The flood-tide of enthusiasm on the part of the Freedmen, as a matter of course, began to ebb when the difficulties of obtaining an education fairly dawned upon them. Some of their friends at the North, seeing this, began to lose faith in their educability, and as a consequence began also to withhold their support from the work. But the American Missionary Association said, “This is just as we expected,” and instead of yielding, buckled down to its work all the more earnestly, and argued for its continuance all the more forcefully. The reaction would again react. The tide of interest would return with healthier beat, and the second call would be more effective than the first. It was a firm faith in such an outcome that prompted the annual reports which, for several years, held out this bow of promise, while that ugly debt was hanging like a threatening cloud over all the work; and the faith has been justified by the results. The reaction of the reaction has come. The tide is setting back again with normal flow. The cause is advocated from the leading pulpits; our foremost statesmen endorse it; the most influential newspapers editorially commend it; the debt has been wiped out; our schools are crowded to their utmost capacity, and there is to-day sounding in the ears of the public a louder call for the immediate enlargement of work for the education of the Freedmen than has ever yet been heard. It is not the old, with heads filled with all sorts of fantastic notions, who now clamor for what they never can acquire. The young and ambitious are pressing forward, and they are doing it with eyes wide open to the difficulties that must be encountered, while at the same time, to give them confidence and hope, they have before them the living examples of scholarly achievement on the part of some of the youth of their race. These young men and young women, who are now turned away from the doors of our schools because “there is no room,” appeal to us not merely because they want to obtain an education for themselves, but because they represent the neglected condition of a race. It is a remarkable fact, and most pathetic in its meaning, that they plead in many instances to be taken into school in order that they may qualify themselves to be the means of the elevation of their people.

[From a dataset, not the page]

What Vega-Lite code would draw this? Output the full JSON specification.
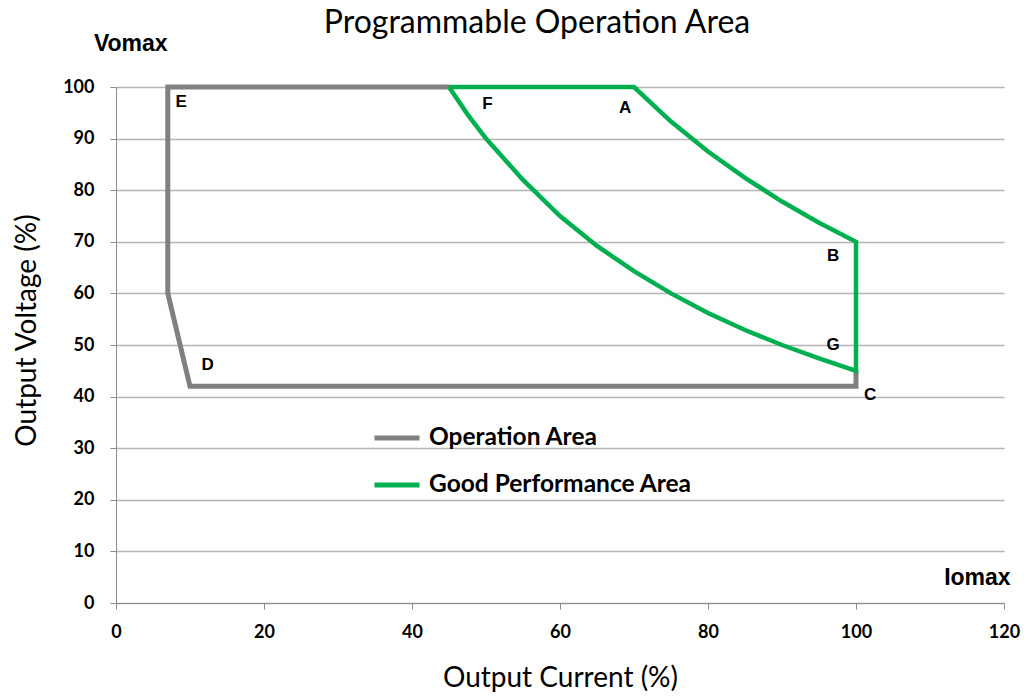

A critical time is this. These millions cannot be left much longer in their ignorance without danger to the public peace. Vice does not tend to produce virtue. Ignorance does not tend to produce knowledge. Let the feeling settle down on the colored youth that all avenues for intellectual culture are closed against them, and ambition for improvement will soon disappear, and when the brood of evils to which ignorance is the prolific parent has been once fairly let loose upon the land, it may be too late to remedy the mischief. “An ounce of prevention is worth a pound of cure,” says the wisdom of the ages. The demand of the hour is, “Let the wisdom of the ages be put to practical use.” Recorded in books, tossed from lip to lip, it profits little; it must be put into action. No question presses upon the Christian and patriotic thought of our land with greater urgency, or bears within it farther reaching consequences, than this same question of the education of our negro population. The hour of opportunity is now. We ask the friends of the Freedmen to heed this second call that comes to them, to prosecute the work of Christian education among the negroes, with a greater zeal and greater enthusiasm than ever before. If we are faithful, a rich harvest will be ours to reap.